While the first person narration in Abstergo Entertainment does directly engage the player in the Assassin world, they don’t receive that rich characterization from previous titles. Melanie and John are really the only characters with which we interact. Melanie is entertaining, but she isn’t really a dynamic character. John drops creepy, mysterious hints as to his ulterior motives, but we only realize his devious nature at the end. Coworkers are all silent NPCs. I suppose I wanted more interaction with the world in which I was supposed to be invested. I want to talk to Shaun, see what icons are historically important. I long to hear Rebecca’s witty quips about “baby” and join in on her excitement at the latest technological opportunity. In becoming a character in a silent world that isn’t sided with either Templars or Assassin’s, the player becomes neutral component of the game. I actually miss the engagement we had from Assassin’s Creed III where we travelled to different modern day locations, making a difference in real time, or even the character exploration we received from Revelations, where we relived Desmond’s past with him. I just wanted something more to tie me to the war my character is (unknowingly) mediating. Now, don’t get me wrong. I still loved becoming a character in the game, hacking computers and reading secret sticky notes. It was absolutely delightful. But as much as I enjoyed it, I felt there was something missing from my experience. I want more than casual engagement in a storyline – I want to feel that sense of urgency that compels me to play both the modern and past story with equal vigor.
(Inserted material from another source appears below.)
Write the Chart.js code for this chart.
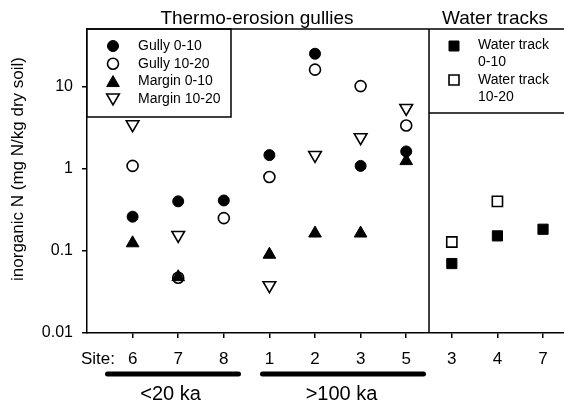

Black Flag exceeded my expectations. The extensive open world, multiple side missions, and character engagement set the game at a much higher standard than its predecessors. Multiplayer offered more to those who were looking for it and we received a solid enough overarching plot to transition us from the Desmond era. And although I would’ve liked a richer narrative, I can’t help but applaud the stories I did experience. Regardless of my own preferences, there’s no pretending that Black Flag wasn’t a spectacular game. Ultimately, it’s Ubisoft’s dedication to improvement that keeps me coming back to Assassin’s Creed for more. They nurture artistry and innovation in their game creations, which is obvious to see in the games they produce. At the end of Black Flag, I looked forward with anticipation and glee. The series was as strong as ever.